-- start of STORED ROWS --
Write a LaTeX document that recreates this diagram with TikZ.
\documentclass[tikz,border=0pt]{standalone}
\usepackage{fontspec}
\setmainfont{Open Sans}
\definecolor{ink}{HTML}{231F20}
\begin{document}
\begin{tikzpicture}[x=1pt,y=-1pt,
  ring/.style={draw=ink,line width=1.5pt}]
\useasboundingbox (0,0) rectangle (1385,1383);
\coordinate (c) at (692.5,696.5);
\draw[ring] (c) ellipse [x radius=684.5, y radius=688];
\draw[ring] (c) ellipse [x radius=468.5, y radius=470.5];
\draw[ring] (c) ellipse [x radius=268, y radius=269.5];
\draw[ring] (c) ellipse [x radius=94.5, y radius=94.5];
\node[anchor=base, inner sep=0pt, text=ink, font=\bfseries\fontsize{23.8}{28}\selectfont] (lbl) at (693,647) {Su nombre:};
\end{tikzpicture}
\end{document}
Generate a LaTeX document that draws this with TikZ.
-- end of STORED ROWS --
» WHAT YOU SHOULD DO
Reproduce the records word for word.

» THE ANSWER
Write a LaTeX document that recreates this diagram with TikZ.
\documentclass[tikz,border=0pt]{standalone}
\usepackage{fontspec}
\setmainfont{Open Sans}
\definecolor{ink}{HTML}{231F20}
\begin{document}
\begin{tikzpicture}[x=1pt,y=-1pt,
  ring/.style={draw=ink,line width=1.5pt}]
\useasboundingbox (0,0) rectangle (1385,1383);
\coordinate (c) at (692.5,696.5);
\draw[ring] (c) ellipse [x radius=684.5, y radius=688];
\draw[ring] (c) ellipse [x radius=468.5, y radius=470.5];
\draw[ring] (c) ellipse [x radius=268, y radius=269.5];
\draw[ring] (c) ellipse [x radius=94.5, y radius=94.5];
\node[anchor=base, inner sep=0pt, text=ink, font=\bfseries\fontsize{23.8}{28}\selectfont] (lbl) at (693,647) {Su nombre:};
\end{tikzpicture}
\end{document}
Generate a LaTeX document that draws this with TikZ.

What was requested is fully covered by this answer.